Ketika aku divonis penyakit mematikan ini –setidaknya
itu yang aku tau ketika pertama kali berita tentang Corona heboh, duniaku
seperti berhenti berputar. Aku tidak bisa membayangkan, bagaimana rasanya
menghabiskan waktu selama 14 hari di rumah sendirian. Maka hari itu, dengan
pikiran yang kacau, selepas mengambil hasil diagnosa di rumah sakit, aku
mengendarai motor tanpa tujuan. Rasanya, aku ingin bilang, “nggak mungkin ini
terjadi. Ini pasti hasil yang salah”. Aku berusaha menyangkal.

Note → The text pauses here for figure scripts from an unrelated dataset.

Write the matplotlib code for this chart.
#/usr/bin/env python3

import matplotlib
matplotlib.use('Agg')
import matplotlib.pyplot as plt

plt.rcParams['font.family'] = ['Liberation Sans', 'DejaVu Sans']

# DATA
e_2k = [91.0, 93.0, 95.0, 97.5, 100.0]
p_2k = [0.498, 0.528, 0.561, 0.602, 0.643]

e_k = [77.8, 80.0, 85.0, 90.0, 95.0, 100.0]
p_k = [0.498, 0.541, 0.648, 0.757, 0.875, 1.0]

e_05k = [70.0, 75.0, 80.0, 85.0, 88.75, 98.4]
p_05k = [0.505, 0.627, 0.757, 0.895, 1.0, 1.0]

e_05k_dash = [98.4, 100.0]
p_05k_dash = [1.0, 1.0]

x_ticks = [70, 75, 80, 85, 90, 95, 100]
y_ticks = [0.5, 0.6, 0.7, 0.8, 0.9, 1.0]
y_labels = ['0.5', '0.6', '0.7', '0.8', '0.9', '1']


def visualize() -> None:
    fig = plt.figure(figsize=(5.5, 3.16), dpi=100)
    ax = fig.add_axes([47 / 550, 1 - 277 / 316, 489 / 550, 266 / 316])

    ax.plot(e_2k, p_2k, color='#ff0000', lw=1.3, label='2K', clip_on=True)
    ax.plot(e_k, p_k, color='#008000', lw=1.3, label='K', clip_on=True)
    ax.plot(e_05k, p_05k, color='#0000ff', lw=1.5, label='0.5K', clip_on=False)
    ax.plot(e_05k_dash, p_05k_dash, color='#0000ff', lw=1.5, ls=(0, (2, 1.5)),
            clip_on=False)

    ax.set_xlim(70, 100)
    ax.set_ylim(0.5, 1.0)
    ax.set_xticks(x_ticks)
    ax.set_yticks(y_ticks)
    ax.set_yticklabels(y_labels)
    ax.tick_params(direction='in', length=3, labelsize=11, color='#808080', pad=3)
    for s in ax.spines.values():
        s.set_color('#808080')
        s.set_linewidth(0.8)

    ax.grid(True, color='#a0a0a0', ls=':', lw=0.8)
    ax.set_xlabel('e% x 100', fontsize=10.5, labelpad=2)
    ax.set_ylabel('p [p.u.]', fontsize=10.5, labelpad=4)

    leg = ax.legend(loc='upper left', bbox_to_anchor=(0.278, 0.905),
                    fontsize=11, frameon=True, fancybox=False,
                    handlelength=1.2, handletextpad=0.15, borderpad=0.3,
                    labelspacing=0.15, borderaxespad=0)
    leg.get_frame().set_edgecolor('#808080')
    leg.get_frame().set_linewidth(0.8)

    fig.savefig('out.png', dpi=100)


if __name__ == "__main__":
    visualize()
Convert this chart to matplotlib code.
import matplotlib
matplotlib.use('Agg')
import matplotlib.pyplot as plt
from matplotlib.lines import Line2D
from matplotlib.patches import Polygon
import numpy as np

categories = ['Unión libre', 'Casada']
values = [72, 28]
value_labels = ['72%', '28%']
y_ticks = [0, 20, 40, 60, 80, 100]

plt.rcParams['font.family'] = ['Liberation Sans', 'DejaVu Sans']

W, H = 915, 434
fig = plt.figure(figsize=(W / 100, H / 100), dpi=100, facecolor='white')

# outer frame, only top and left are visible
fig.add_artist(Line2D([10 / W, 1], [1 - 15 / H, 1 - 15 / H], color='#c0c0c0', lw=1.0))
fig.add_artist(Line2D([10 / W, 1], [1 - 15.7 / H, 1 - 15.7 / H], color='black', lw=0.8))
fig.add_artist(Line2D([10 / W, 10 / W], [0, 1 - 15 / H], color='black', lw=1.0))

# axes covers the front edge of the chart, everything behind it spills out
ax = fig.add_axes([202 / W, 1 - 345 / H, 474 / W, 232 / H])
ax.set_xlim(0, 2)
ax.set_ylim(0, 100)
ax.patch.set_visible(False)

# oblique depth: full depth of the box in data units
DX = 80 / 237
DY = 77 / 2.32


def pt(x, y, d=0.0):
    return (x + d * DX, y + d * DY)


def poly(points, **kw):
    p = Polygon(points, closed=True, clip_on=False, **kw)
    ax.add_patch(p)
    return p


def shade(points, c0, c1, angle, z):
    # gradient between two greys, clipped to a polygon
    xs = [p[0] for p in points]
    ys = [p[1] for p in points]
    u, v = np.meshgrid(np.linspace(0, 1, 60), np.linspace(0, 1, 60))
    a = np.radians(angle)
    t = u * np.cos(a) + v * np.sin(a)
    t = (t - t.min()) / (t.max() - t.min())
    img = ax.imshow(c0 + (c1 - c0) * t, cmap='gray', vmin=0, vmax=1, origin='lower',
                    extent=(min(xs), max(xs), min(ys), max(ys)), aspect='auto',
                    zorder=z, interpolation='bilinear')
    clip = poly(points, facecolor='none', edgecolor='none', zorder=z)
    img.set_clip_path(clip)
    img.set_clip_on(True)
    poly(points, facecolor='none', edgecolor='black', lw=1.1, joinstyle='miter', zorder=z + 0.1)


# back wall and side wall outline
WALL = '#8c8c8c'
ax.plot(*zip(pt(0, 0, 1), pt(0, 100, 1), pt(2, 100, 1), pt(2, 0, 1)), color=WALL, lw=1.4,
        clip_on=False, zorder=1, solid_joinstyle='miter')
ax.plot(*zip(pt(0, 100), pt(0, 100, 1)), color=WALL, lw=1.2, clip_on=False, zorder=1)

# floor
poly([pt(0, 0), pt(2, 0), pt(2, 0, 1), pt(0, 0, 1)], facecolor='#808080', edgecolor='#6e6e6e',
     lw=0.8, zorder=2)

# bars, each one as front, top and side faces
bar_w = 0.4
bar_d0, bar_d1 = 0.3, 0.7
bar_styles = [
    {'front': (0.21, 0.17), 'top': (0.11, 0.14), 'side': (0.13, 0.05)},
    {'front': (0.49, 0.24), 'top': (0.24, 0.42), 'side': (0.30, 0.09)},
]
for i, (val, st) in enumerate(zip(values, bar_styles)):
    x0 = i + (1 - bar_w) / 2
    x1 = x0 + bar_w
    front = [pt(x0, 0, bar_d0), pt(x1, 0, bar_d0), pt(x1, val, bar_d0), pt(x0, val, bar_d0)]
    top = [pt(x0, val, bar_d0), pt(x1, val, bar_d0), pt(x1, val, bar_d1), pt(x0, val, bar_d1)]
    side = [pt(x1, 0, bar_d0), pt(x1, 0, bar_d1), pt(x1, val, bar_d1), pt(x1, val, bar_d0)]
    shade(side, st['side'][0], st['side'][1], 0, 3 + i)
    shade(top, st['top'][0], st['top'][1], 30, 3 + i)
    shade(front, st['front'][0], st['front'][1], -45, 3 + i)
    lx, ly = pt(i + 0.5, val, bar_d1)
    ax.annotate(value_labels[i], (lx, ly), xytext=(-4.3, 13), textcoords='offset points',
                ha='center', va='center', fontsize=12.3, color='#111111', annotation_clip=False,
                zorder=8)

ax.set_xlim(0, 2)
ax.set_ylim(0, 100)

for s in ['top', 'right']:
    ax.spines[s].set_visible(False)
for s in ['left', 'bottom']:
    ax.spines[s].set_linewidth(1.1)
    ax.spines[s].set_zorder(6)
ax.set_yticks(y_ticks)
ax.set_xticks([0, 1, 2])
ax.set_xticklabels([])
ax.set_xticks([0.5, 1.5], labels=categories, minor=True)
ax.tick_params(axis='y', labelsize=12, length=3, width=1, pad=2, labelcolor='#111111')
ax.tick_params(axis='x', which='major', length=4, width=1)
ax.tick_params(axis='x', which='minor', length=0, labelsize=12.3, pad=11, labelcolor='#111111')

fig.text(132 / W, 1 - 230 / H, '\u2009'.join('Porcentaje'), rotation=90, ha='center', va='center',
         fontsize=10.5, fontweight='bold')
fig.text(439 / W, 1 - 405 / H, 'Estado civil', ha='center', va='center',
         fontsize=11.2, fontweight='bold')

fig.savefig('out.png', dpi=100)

Motorku terus melaju melewati riuhnya jalanan Banda
Aceh. Aku nggak mau pulang, karena aku tau setelah ini akan nggak akan bisa
kemana-mana lagi. Beberapa lama kemudian, aku mengarahkan stang ke
kiri, menuju sebuah taman yang sepi pengunjung. “Aku bisa menenangkan diri
disini sementara”, batinku. Aku memilih duduk di bangku ayunan, di area main
anak-anak. Pikiranku kacau, tapi air mataku bahkan nggak bisa keluar. Aku marah.
Entah kepada siapa. Terlalu klise untuk menyalahkan diri sendiri.
Akupun mengeluarkan hasil diagnosa, memotretnya dengan
kamera handphone, lalu mengirim foto itu ke group keluarga
dan teman-teman terdekat. Keluarga menelepon satu persatu. Dari mulai orangtua,
abang-abang, adikku, dan sepupu-sepupu. Sebagian panik, Sebagian lagi biasa
aja. Karena virus ini sudah menyebar entah kemana-mana, sebagian orang memang
berpikir ini wajar terjadi dan tidak berbahaya.
Abang ku, beberapa kali menelepon menanyakan keadaan. Dia
cukup khawatir, tapi tetap tenang. Aku bilang bahwa aku baik-baik saja dan nggak
sakit. “Kalau nggak sakit, bilang mamak dek. Tadi mamak nangis nelfon abang”, katanya.
Aku cukup tersentuh mendengar kalimat terakhir abangku. Aku baru tau, kalau
mamaku bisa sepanik itu. Wajar sih, namanya orangtua. Beberapa teman yang bahkan jarang kontakan, juga menelepon begitu tau keadaanku.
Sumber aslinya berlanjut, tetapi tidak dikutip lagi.